▸ AIM OF THE TASK
Comb the records below for the string "matplotlib" and copy each line where it turns up.

━━ INPUT FOR THIS TASK ━━

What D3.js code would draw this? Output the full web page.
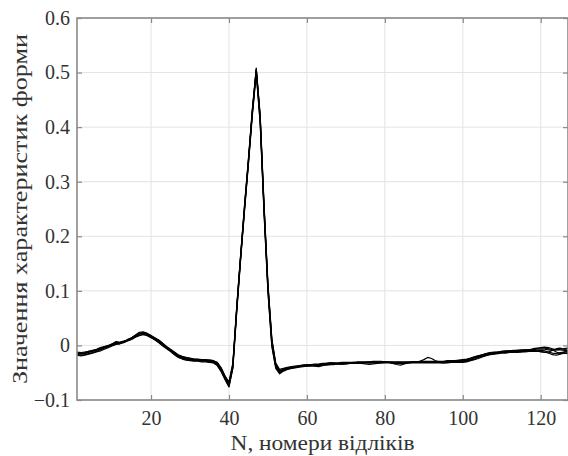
<!DOCTYPE html>
<html>
<head>
<meta charset="utf-8">
<script src="https://cdn.jsdelivr.net/npm/d3@7"></script>
<style>
  body { margin: 0; background: #fff; }
  svg { display: block; }
</style>
</head>
<body>
<svg id="chart" width="568" height="456"></svg>
<script>
// tick labels / axis text
const xTicks = [20, 40, 60, 80, 100, 120];
const yTicks = [-0.1, 0, 0.1, 0.2, 0.3, 0.4, 0.5, 0.6];
const xLabel = "N, номери відліків";
const yLabel = "Значення характеристик форми";

// сигнали (відліки 1..127)
const s1 = [-0.014,-0.015,-0.014,-0.012,-0.010,-0.008,-0.006,-0.003,-0.001,0.002,
  0.005,0.006,0.008,0.010,0.013,0.018,0.022,0.023,0.021,0.017,
  0.013,0.009,0.003,-0.003,-0.008,-0.013,-0.019,-0.022,-0.024,-0.025,
  -0.026,-0.027,-0.027,-0.028,-0.028,-0.029,-0.033,-0.043,-0.058,-0.071,
  -0.035,0.070,0.165,0.255,0.340,0.430,0.505,0.420,0.255,0.110,
  0.010,-0.035,-0.046,-0.043,-0.041,-0.040,-0.039,-0.038,-0.037,-0.036,
  -0.036,-0.035,-0.035,-0.034,-0.034,-0.033,-0.033,-0.033,-0.032,-0.032,
  -0.032,-0.032,-0.031,-0.031,-0.031,-0.031,-0.030,-0.030,-0.030,-0.030,
  -0.030,-0.030,-0.031,-0.031,-0.030,-0.030,-0.030,-0.030,-0.030,-0.030,
  -0.030,-0.030,-0.030,-0.030,-0.030,-0.029,-0.029,-0.029,-0.029,-0.028,
  -0.027,-0.025,-0.022,-0.020,-0.018,-0.016,-0.014,-0.013,-0.012,-0.011,
  -0.011,-0.010,-0.010,-0.009,-0.009,-0.008,-0.008,-0.008,-0.007,-0.007,
  -0.007,-0.008,-0.009,-0.008,-0.008,-0.009,-0.010];
const s2 = [-0.017,-0.018,-0.017,-0.015,-0.013,-0.011,-0.008,-0.005,-0.002,0.000,
  0.003,0.004,0.006,0.009,0.012,0.016,0.019,0.020,0.019,0.015,
  0.011,0.006,0.001,-0.005,-0.010,-0.016,-0.021,-0.024,-0.026,-0.027,
  -0.028,-0.028,-0.029,-0.029,-0.030,-0.031,-0.036,-0.047,-0.062,-0.075,
  -0.040,0.065,0.160,0.250,0.335,0.425,0.500,0.410,0.245,0.100,
  0.000,-0.040,-0.050,-0.046,-0.043,-0.042,-0.040,-0.039,-0.038,-0.038,
  -0.037,-0.037,-0.036,-0.036,-0.035,-0.035,-0.034,-0.034,-0.033,-0.033,
  -0.033,-0.033,-0.033,-0.032,-0.032,-0.032,-0.032,-0.031,-0.031,-0.031,
  -0.031,-0.032,-0.033,-0.033,-0.032,-0.031,-0.031,-0.031,-0.031,-0.031,
  -0.031,-0.031,-0.031,-0.031,-0.032,-0.031,-0.031,-0.030,-0.030,-0.030,
  -0.029,-0.027,-0.025,-0.022,-0.020,-0.018,-0.016,-0.015,-0.014,-0.013,
  -0.013,-0.012,-0.012,-0.011,-0.011,-0.011,-0.010,-0.010,-0.010,-0.009,
  -0.010,-0.012,-0.014,-0.015,-0.013,-0.012,-0.013];
const s3 = [-0.016,-0.016,-0.015,-0.013,-0.011,-0.009,-0.007,-0.004,-0.001,0.001,
  0.004,0.003,0.007,0.010,0.014,0.019,0.024,0.025,0.022,0.018,
  0.012,0.007,0.002,-0.004,-0.009,-0.015,-0.020,-0.023,-0.025,-0.026,
  -0.027,-0.026,-0.028,-0.027,-0.029,-0.030,-0.035,-0.045,-0.060,-0.073,
  -0.038,0.068,0.163,0.252,0.338,0.428,0.508,0.418,0.252,0.106,
  0.006,-0.038,-0.048,-0.044,-0.042,-0.040,-0.040,-0.039,-0.037,-0.037,
  -0.036,-0.036,-0.035,-0.034,-0.033,-0.032,-0.033,-0.034,-0.033,-0.032,
  -0.032,-0.031,-0.032,-0.032,-0.031,-0.030,-0.030,-0.031,-0.030,-0.030,
  -0.031,-0.031,-0.030,-0.030,-0.031,-0.031,-0.030,-0.030,-0.029,-0.026,
  -0.022,-0.024,-0.028,-0.030,-0.031,-0.030,-0.029,-0.029,-0.028,-0.027,
  -0.026,-0.024,-0.021,-0.019,-0.017,-0.015,-0.013,-0.012,-0.012,-0.011,
  -0.010,-0.010,-0.009,-0.009,-0.008,-0.008,-0.009,-0.008,-0.006,-0.004,
  -0.003,-0.004,-0.006,-0.008,-0.007,-0.006,-0.005];
const s4 = [-0.013,-0.014,-0.013,-0.011,-0.009,-0.007,-0.004,-0.002,0.000,0.003,
  0.006,0.005,0.007,0.009,0.012,0.017,0.021,0.022,0.020,0.016,
  0.012,0.008,0.002,-0.004,-0.009,-0.014,-0.018,-0.021,-0.023,-0.024,
  -0.025,-0.025,-0.026,-0.026,-0.027,-0.028,-0.032,-0.042,-0.056,-0.067,
  -0.032,0.072,0.167,0.258,0.343,0.433,0.507,0.423,0.258,0.113,
  0.012,-0.032,-0.044,-0.042,-0.040,-0.039,-0.038,-0.037,-0.036,-0.036,
  -0.035,-0.034,-0.034,-0.033,-0.033,-0.032,-0.032,-0.032,-0.031,-0.031,
  -0.031,-0.031,-0.030,-0.030,-0.030,-0.030,-0.029,-0.029,-0.029,-0.030,
  -0.031,-0.033,-0.035,-0.036,-0.034,-0.032,-0.031,-0.030,-0.029,-0.029,
  -0.029,-0.029,-0.029,-0.029,-0.029,-0.028,-0.028,-0.028,-0.027,-0.026,
  -0.025,-0.023,-0.021,-0.019,-0.017,-0.015,-0.014,-0.013,-0.013,-0.012,
  -0.011,-0.011,-0.012,-0.013,-0.012,-0.010,-0.008,-0.006,-0.005,-0.005,
  -0.005,-0.006,-0.008,-0.012,-0.015,-0.012,-0.010];
const s5 = [-0.018,-0.019,-0.018,-0.016,-0.014,-0.012,-0.010,-0.007,-0.004,-0.001,
  0.002,0.003,0.005,0.008,0.011,0.015,0.018,0.020,0.018,0.014,
  0.010,0.005,-0.001,-0.006,-0.011,-0.017,-0.022,-0.025,-0.027,-0.028,
  -0.029,-0.029,-0.030,-0.030,-0.031,-0.032,-0.037,-0.048,-0.063,-0.076,
  -0.042,0.062,0.158,0.248,0.333,0.422,0.498,0.408,0.242,0.098,
  -0.002,-0.042,-0.052,-0.047,-0.044,-0.042,-0.041,-0.040,-0.039,-0.038,
  -0.038,-0.037,-0.037,-0.036,-0.036,-0.035,-0.035,-0.034,-0.034,-0.034,
  -0.033,-0.033,-0.033,-0.033,-0.032,-0.032,-0.032,-0.032,-0.032,-0.032,
  -0.032,-0.032,-0.032,-0.032,-0.032,-0.032,-0.032,-0.032,-0.032,-0.032,
  -0.032,-0.032,-0.032,-0.032,-0.032,-0.032,-0.031,-0.031,-0.031,-0.031,
  -0.030,-0.028,-0.026,-0.024,-0.021,-0.019,-0.017,-0.016,-0.015,-0.014,
  -0.014,-0.013,-0.013,-0.012,-0.012,-0.012,-0.011,-0.011,-0.011,-0.011,
  -0.012,-0.014,-0.017,-0.018,-0.016,-0.014,-0.015];
const s6 = [-0.012,-0.013,-0.012,-0.011,-0.010,-0.008,-0.005,-0.003,-0.001,0.002,
  0.007,0.005,0.007,0.011,0.014,0.018,0.021,0.023,0.022,0.018,
  0.014,0.010,0.004,-0.002,-0.007,-0.012,-0.017,-0.020,-0.022,-0.023,
  -0.025,-0.026,-0.026,-0.027,-0.027,-0.028,-0.031,-0.041,-0.057,-0.069,
  -0.036,0.068,0.164,0.254,0.339,0.429,0.504,0.416,0.250,0.108,
  0.008,-0.036,-0.047,-0.045,-0.043,-0.041,-0.040,-0.038,-0.036,-0.035,
  -0.036,-0.038,-0.039,-0.037,-0.034,-0.033,-0.033,-0.034,-0.035,-0.034,
  -0.033,-0.032,-0.032,-0.033,-0.034,-0.035,-0.034,-0.033,-0.032,-0.031,
  -0.031,-0.031,-0.032,-0.033,-0.033,-0.032,-0.031,-0.030,-0.030,-0.030,
  -0.030,-0.030,-0.030,-0.030,-0.030,-0.030,-0.030,-0.029,-0.029,-0.029,
  -0.028,-0.026,-0.023,-0.021,-0.019,-0.018,-0.016,-0.015,-0.014,-0.013,
  -0.012,-0.012,-0.011,-0.010,-0.010,-0.009,-0.009,-0.009,-0.010,-0.012,
  -0.013,-0.012,-0.009,-0.006,-0.005,-0.007,-0.009];
const series = [s1, s2, s3, s4, s5, s6];

const FONT = '"Liberation Serif"';
const svg = d3.select("#chart");
const W = 568, H = 456;
const margin = {left: 77, top: 18, right: 0, bottom: 56};
const iw = W - margin.left - margin.right;
const ih = H - margin.top - margin.bottom;

const x = d3.scaleLinear().domain([1, 127]).range([0, iw]);
const y = d3.scaleLinear().domain([-0.1, 0.6]).range([ih, 0]);

const g = svg.append("g").attr("transform", `translate(${margin.left},${margin.top})`);

// сітка
g.append("g").selectAll("line").data(xTicks).enter().append("line")
  .attr("x1", d => x(d)).attr("x2", d => x(d))
  .attr("y1", 0).attr("y2", ih)
  .attr("stroke", "#e3e3e3").attr("stroke-width", 1);
g.append("g").selectAll("line").data(yTicks).enter().append("line")
  .attr("y1", d => y(d)).attr("y2", d => y(d))
  .attr("x1", 0).attr("x2", iw)
  .attr("stroke", "#e3e3e3").attr("stroke-width", 1);

// лінії
g.append("clipPath").attr("id", "clip").append("rect")
  .attr("x", 0).attr("y", 0).attr("width", iw).attr("height", ih);
const line = d3.line().x((d, i) => x(i + 1)).y(d => y(d));
g.append("g").attr("clip-path", "url(#clip)")
  .selectAll("path").data(series).enter().append("path")
  .attr("d", line)
  .attr("fill", "none")
  .attr("stroke", "#000")
  .attr("stroke-width", 1.2)
  .attr("stroke-linejoin", "round");

// осі
const axisColor = "#8a8a8a";
const fmtY = d => d === 0 ? "0" : d3.format(".1f")(d);
const styleAxis = sel => {
  sel.attr("font-family", null).attr("font-size", null);
  sel.select(".domain").remove();
  sel.selectAll(".tick line").attr("stroke", axisColor).attr("stroke-width", 1.2);
  sel.selectAll(".tick text").attr("fill", "#333")
    .style("font-size", "20px")
    .style("font-family", FONT);
};
g.append("g").attr("transform", `translate(0,${ih})`)
  .call(d3.axisBottom(x).tickValues(xTicks).tickSize(-5).tickPadding(11))
  .call(styleAxis);
g.append("g").call(d3.axisTop(x).tickValues(xTicks).tickSize(-5).tickFormat(""))
  .call(styleAxis);
g.append("g")
  .call(d3.axisLeft(y).tickValues(yTicks).tickSize(-5).tickPadding(7).tickFormat(fmtY))
  .call(styleAxis);
g.append("g").attr("transform", `translate(${iw},0)`)
  .call(d3.axisRight(y).tickValues(yTicks).tickSize(-5).tickFormat(""))
  .call(styleAxis);

// рамка
g.append("rect").attr("x", 0).attr("y", 0).attr("width", iw).attr("height", ih)
  .attr("fill", "none").attr("stroke", axisColor).attr("stroke-width", 1.6);

// підписи осей
svg.append("text")
  .attr("x", margin.left + iw / 2).attr("y", 450)
  .attr("text-anchor", "middle").attr("fill", "#333")
  .style("font-size", "21px").style("font-family", FONT)
  .attr("textLength", 184).attr("lengthAdjust", "spacingAndGlyphs")
  .text(xLabel);
svg.append("text")
  .attr("transform", `translate(27,${margin.top + ih / 2}) rotate(-90)`)
  .attr("text-anchor", "middle").attr("fill", "#333")
  .style("font-size", "21px").style("font-family", FONT)
  .attr("textLength", 350).attr("lengthAdjust", "spacingAndGlyphs")
  .text(yLabel);
</script>
</body>
</html>
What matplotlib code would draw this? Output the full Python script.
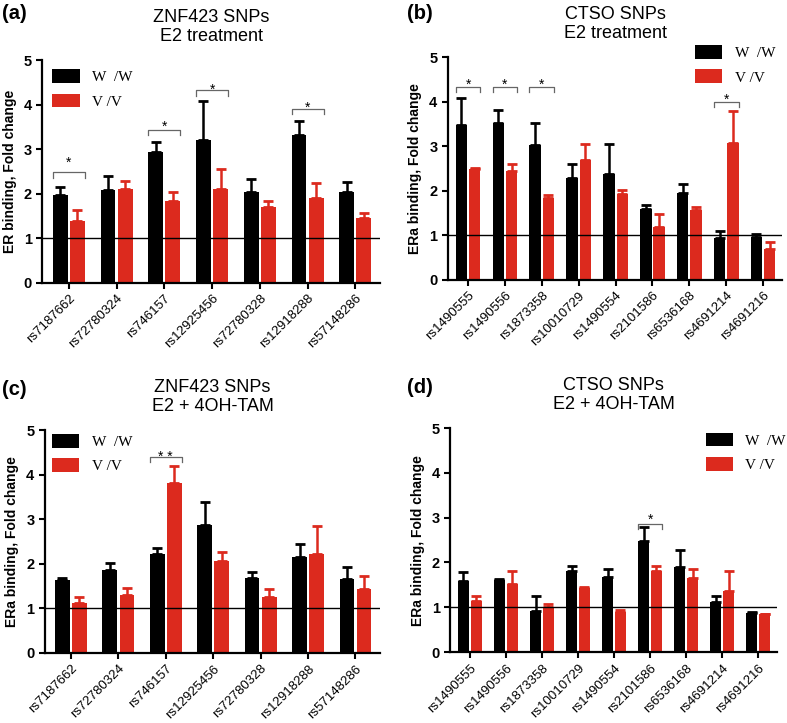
import numpy as np
import matplotlib.pyplot as plt
from matplotlib.patches import Patch

plt.rcParams['font.family'] = ['Liberation Sans', 'DejaVu Sans']

BLACK = '#000000'
RED = '#dc2a1e'

# ---- data ----
znf_snps = ['rs7187662', 'rs72780324', 'rs746157', 'rs12925456',
            'rs72780328', 'rs12918288', 'rs57148286']
ctso_snps = ['rs1490555', 'rs1490556', 'rs1873358', 'rs10010729', 'rs1490554',
             'rs2101586', 'rs6536168', 'rs4691214', 'rs4691216']

# (a) ZNF423, E2
a_ww = [1.96, 2.09, 2.93, 3.20, 2.04, 3.31, 2.03]
a_ww_err = [0.19, 0.30, 0.24, 0.88, 0.29, 0.32, 0.23]
a_vv = [1.38, 2.11, 1.84, 2.11, 1.69, 1.90, 1.45]
a_vv_err = [0.25, 0.18, 0.20, 0.44, 0.14, 0.33, 0.12]
# (snp index, bracket height, star height, label)
a_sig = [(0, 2.48, 2.78, '*'), (2, 3.43, 3.60, '*'),
         (3, 4.32, 4.42, '*'), (5, 3.91, 4.01, '*')]

# (b) CTSO, E2
b_ww = [3.48, 3.52, 3.02, 2.29, 2.37, 1.60, 1.96, 0.94, 0.97]
b_ww_err = [0.60, 0.30, 0.51, 0.31, 0.68, 0.07, 0.20, 0.15, 0.06]
b_vv = [2.48, 2.44, 1.84, 2.69, 1.92, 1.18, 1.56, 3.07, 0.70]
b_vv_err = [0.04, 0.16, 0.06, 0.36, 0.10, 0.29, 0.08, 0.73, 0.14]
b_sig = [(0, 4.33, 4.47, '*'), (1, 4.33, 4.47, '*'),
         (2, 4.34, 4.47, '*'), (7, 4.0, 4.13, '*')]

# (c) ZNF423, E2 + 4OH-TAM
c_ww = [1.63, 1.86, 2.22, 2.87, 1.68, 2.16, 1.66]
c_ww_err = [0.06, 0.15, 0.13, 0.52, 0.13, 0.28, 0.27]
c_vv = [1.13, 1.29, 3.81, 2.07, 1.25, 2.23, 1.44]
c_vv_err = [0.13, 0.17, 0.38, 0.20, 0.18, 0.61, 0.29]
c_sig = [(2, 4.40, 4.48, '* *')]

# (d) CTSO, E2 + 4OH-TAM
d_ww = [1.59, 1.60, 0.91, 1.82, 1.67, 2.47, 1.91, 1.12, 0.87]
d_ww_err = [0.20, 0.03, 0.34, 0.10, 0.18, 0.32, 0.37, 0.14, 0.03]
d_vv = [1.14, 1.53, 1.00, 1.43, 0.89, 1.82, 1.66, 1.37, 0.86]
d_vv_err = [0.11, 0.29, 0.08, 0.03, 0.06, 0.10, 0.19, 0.45, 0.0]
d_sig = [(5, 2.86, 3.05, '*')]


def draw_panel(fig, rect, letter, letter_xy, title, ylabel, snps, ww, ww_err,
               vv, vv_err, sig, legend_loc, legend_anchor):
    ax = fig.add_axes(rect)
    x = np.arange(len(snps))
    w = 0.31
    off = 0.18
    ax.bar(x - off, ww, w, color=BLACK, zorder=2)
    ax.bar(x + off, vv, w, color=RED, zorder=2)
    ax.errorbar(x - off, ww, yerr=[np.zeros(len(ww)), ww_err], fmt='none',
                ecolor=BLACK, elinewidth=1.8, capsize=3.5, capthick=2, zorder=3)
    ax.errorbar(x + off, vv, yerr=[np.zeros(len(vv)), vv_err], fmt='none',
                ecolor=RED, elinewidth=1.8, capsize=3.5, capthick=2, zorder=3)
    ax.axhline(1, color='black', lw=1, zorder=4)

    # significance brackets
    for i, h, hs, lab in sig:
        x0, x1 = i - off - w / 2, i + off + w / 2
        ax.plot([x0, x0, x1, x1], [h - 0.12, h, h, h - 0.12], color='#666666', lw=0.9)
        ax.text(i, hs - 0.09, lab, ha='center', va='center', fontsize=10)

    ax.set_xlim(-0.55, len(snps) - 1 + 0.52)
    ax.set_ylim(0, 5)
    ax.set_yticks(range(6))
    ax.set_xticks(x)
    ax.set_xticklabels(snps, rotation=45, ha='right', rotation_mode='anchor',
                       fontsize=9.5)
    for t in ax.get_yticklabels():
        t.set_fontweight('bold')
        t.set_fontsize(10.5)
    ax.tick_params(axis='both', width=1.5, length=4, direction='out')
    ax.tick_params(axis='x', pad=3)
    for s in ['top', 'right']:
        ax.spines[s].set_visible(False)
    for s in ['left', 'bottom']:
        ax.spines[s].set_linewidth(1.6)
    ax.set_ylabel(ylabel, fontsize=10, fontweight='bold', labelpad=5)
    ax.set_title(title, fontsize=13, pad=14, linespacing=1.15)

    handles = [Patch(facecolor=BLACK), Patch(facecolor=RED)]
    ax.legend(handles, ['W  /W', 'V /V'], loc=legend_loc, bbox_to_anchor=legend_anchor,
              frameon=False, prop={'family': 'Liberation Serif', 'size': 11},
              handlelength=1.8, handleheight=1.0, labelspacing=0.6,
              handletextpad=0.8)
    fig.text(letter_xy[0], letter_xy[1], letter, fontsize=14.5,
             fontweight='bold', ha='left', va='top')
    return ax


fig = plt.figure(figsize=(7.87, 7.23), dpi=100)

draw_panel(fig, [0.054, 0.609, 0.429, 0.308], '(a)', (0.002, 0.995),
           'ZNF423 SNPs\nE2 treatment', 'ER binding, Fold change', znf_snps,
           a_ww, a_ww_err, a_vv, a_vv_err, a_sig, 'upper left', (-0.012, 1.02))
draw_panel(fig, [0.569, 0.613, 0.425, 0.308], '(b)', (0.517, 0.995),
           'CTSO SNPs\nE2 treatment', 'ERa binding, Fold change', ctso_snps,
           b_ww, b_ww_err, b_vv, b_vv_err, b_sig, 'upper right', (1.02, 1.115))
draw_panel(fig, [0.057, 0.097, 0.426, 0.308], '(c)', (0.002, 0.475),
           'ZNF423 SNPs\nE2 + 4OH-TAM', 'ERa binding, Fold change', znf_snps,
           c_ww, c_ww_err, c_vv, c_vv_err, c_sig, 'upper left', (-0.02, 1.045))
draw_panel(fig, [0.572, 0.098, 0.415, 0.310], '(d)', (0.517, 0.477),
           'CTSO SNPs\nE2 + 4OH-TAM', 'ERa binding, Fold change', ctso_snps,
           d_ww, d_ww_err, d_vv, d_vv_err, d_sig, 'upper right', (1.07, 1.04))

fig.savefig('out.png', dpi=100)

━━━

▸ EXERCISE OUTPUT
What matplotlib code would draw this? Output the full Python script.
import matplotlib.pyplot as plt
from matplotlib.patches import Patch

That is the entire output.